In the listing below, find every line containing "page" and copy it out.
------------------------------------------------------------
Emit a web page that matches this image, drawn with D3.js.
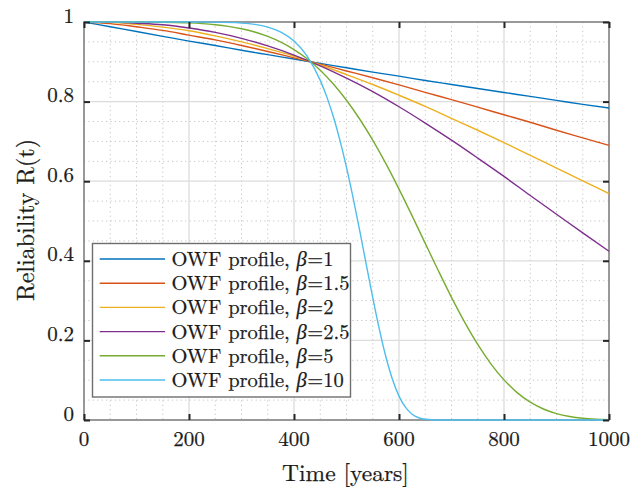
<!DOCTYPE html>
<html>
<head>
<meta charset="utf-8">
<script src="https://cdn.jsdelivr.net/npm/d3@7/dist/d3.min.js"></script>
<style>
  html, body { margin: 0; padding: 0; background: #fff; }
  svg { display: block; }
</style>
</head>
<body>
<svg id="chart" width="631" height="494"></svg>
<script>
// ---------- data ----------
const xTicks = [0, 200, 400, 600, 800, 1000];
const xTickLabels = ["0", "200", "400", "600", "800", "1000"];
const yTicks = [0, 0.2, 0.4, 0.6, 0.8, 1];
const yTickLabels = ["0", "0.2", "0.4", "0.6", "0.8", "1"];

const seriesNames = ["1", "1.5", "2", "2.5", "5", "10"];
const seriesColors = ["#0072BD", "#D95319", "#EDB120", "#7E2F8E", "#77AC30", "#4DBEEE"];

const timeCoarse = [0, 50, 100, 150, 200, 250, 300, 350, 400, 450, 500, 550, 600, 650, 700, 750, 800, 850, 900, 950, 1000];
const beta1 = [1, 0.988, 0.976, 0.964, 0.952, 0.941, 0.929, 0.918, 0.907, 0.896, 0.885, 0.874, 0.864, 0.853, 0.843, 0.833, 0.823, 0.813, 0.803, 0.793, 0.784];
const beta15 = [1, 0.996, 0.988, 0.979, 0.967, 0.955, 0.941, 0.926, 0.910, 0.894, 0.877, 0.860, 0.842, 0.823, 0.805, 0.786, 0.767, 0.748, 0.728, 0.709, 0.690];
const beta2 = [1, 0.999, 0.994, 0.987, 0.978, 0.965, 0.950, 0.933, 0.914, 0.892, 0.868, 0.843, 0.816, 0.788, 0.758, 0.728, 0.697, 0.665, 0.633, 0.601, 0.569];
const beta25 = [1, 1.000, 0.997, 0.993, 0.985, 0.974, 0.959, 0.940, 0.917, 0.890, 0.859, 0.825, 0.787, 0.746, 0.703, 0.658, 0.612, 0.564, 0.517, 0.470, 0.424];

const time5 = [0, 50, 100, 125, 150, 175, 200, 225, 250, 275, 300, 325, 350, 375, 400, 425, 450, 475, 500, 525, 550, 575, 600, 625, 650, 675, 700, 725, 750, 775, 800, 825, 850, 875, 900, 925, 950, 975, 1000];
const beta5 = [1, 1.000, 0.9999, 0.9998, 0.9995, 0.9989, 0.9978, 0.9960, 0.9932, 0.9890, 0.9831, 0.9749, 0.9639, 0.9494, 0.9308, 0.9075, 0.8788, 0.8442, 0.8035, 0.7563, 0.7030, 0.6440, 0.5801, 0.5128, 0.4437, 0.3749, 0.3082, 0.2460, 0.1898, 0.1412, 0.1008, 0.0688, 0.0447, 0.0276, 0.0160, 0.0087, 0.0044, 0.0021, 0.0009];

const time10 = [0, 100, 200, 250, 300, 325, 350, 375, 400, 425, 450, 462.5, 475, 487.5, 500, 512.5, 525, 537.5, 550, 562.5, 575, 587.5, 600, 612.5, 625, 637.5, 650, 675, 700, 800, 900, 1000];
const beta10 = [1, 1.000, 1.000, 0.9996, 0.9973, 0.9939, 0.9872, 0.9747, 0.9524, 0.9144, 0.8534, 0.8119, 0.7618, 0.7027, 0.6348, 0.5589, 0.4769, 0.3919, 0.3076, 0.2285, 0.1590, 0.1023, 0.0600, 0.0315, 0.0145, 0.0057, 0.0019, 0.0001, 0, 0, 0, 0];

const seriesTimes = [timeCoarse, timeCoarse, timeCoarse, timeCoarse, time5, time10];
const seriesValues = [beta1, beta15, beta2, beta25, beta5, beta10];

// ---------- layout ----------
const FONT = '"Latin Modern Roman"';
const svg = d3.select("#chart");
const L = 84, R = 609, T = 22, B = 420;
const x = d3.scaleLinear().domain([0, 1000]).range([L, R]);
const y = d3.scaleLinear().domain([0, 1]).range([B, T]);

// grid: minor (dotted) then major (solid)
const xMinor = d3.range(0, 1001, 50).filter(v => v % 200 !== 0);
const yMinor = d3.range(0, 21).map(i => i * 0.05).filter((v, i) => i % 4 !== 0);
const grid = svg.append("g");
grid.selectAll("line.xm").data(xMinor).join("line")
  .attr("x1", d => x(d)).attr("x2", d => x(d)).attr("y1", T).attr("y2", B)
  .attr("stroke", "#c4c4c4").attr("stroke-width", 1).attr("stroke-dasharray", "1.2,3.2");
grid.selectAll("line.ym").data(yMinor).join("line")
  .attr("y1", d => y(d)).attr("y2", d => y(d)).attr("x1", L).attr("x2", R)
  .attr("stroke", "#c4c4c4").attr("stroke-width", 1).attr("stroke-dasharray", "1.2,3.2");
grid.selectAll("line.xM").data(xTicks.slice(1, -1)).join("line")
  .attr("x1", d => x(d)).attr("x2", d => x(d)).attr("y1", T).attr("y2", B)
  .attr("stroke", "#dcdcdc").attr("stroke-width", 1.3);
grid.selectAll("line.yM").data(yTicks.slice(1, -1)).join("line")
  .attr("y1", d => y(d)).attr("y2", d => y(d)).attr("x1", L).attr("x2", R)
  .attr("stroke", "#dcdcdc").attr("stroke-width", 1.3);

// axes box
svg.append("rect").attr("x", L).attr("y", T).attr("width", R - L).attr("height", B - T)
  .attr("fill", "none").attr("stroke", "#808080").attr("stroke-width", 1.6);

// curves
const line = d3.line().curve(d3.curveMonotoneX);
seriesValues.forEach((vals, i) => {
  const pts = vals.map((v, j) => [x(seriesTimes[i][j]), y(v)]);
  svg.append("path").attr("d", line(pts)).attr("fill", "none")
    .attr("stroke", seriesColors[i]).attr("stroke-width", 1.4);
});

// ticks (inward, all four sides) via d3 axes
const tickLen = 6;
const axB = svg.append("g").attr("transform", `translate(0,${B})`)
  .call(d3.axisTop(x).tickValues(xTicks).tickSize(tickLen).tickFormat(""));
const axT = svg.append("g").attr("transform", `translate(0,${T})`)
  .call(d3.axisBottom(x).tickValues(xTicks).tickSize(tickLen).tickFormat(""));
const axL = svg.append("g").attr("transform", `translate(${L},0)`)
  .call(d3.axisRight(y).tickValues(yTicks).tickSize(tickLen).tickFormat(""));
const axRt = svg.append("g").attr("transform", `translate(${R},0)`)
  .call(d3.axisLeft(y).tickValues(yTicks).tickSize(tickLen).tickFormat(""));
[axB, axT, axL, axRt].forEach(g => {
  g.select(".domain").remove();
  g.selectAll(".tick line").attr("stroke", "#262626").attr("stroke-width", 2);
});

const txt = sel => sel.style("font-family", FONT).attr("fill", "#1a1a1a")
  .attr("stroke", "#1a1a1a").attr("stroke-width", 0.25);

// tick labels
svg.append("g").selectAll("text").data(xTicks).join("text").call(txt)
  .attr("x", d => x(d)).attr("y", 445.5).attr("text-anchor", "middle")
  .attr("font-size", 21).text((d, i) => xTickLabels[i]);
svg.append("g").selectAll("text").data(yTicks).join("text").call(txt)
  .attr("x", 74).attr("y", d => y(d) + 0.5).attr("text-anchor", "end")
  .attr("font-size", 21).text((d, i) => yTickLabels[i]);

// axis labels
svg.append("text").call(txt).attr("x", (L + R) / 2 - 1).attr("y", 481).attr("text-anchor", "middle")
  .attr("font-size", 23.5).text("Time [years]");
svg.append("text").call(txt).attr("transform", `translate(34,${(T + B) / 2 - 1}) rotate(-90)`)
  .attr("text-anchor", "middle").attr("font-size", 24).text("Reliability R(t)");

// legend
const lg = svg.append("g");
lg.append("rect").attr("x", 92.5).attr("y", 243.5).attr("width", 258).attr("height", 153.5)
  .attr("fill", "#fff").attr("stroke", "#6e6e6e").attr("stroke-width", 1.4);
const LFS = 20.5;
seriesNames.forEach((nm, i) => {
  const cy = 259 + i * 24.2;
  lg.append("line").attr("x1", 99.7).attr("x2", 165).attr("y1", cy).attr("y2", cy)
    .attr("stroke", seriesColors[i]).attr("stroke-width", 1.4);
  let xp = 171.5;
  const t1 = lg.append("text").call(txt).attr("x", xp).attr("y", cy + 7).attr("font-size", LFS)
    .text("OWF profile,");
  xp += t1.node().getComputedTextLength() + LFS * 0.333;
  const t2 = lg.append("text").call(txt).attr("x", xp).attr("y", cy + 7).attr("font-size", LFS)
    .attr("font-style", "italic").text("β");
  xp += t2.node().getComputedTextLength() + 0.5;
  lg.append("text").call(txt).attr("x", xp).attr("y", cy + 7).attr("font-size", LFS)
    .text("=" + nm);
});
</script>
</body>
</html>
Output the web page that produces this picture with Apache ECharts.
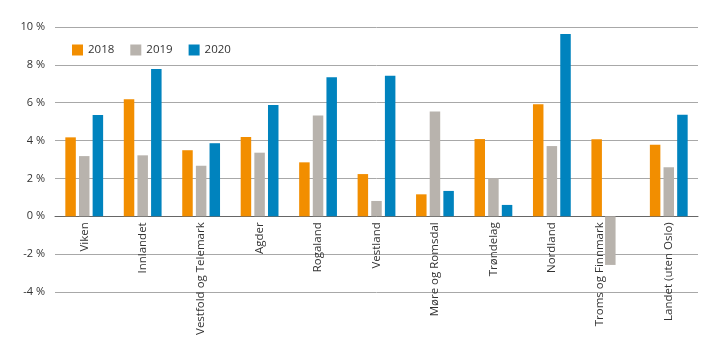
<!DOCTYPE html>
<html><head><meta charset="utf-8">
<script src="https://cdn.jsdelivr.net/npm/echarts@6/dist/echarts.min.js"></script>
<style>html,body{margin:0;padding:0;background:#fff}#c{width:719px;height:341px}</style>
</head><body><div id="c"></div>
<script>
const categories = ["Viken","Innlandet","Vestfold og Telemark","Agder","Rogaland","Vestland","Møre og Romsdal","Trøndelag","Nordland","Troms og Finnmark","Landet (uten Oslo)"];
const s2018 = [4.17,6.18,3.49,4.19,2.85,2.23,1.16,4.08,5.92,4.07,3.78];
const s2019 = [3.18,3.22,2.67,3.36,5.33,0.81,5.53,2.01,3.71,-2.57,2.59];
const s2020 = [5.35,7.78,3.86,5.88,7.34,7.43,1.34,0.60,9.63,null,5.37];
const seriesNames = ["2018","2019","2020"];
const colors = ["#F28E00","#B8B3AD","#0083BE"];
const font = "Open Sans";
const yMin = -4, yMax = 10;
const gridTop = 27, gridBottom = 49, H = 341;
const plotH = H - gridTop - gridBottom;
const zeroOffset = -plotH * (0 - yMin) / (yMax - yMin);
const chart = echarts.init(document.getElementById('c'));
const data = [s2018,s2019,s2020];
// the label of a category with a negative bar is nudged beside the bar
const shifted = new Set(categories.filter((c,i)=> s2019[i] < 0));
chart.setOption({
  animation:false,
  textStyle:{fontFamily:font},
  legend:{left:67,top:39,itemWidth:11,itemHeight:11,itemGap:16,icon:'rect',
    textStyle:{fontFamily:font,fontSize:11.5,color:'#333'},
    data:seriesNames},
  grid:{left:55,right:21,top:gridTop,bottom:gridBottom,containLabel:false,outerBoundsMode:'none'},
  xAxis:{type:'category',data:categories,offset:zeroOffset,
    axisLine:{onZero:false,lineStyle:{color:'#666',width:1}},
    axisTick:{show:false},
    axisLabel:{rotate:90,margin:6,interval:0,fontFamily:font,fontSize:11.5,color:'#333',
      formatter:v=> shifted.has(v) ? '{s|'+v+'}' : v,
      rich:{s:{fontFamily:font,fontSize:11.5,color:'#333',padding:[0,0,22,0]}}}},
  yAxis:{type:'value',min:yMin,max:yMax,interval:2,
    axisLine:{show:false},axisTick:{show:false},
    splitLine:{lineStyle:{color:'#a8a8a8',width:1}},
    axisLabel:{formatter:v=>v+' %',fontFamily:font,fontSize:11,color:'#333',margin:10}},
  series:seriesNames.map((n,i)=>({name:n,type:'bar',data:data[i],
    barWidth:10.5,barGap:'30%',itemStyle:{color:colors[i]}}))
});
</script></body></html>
------------------------------------------------------------
-- WRITTEN ANSWER --
Emit a web page that matches this image, drawn with D3.js.
Output the web page that produces this picture with Apache ECharts.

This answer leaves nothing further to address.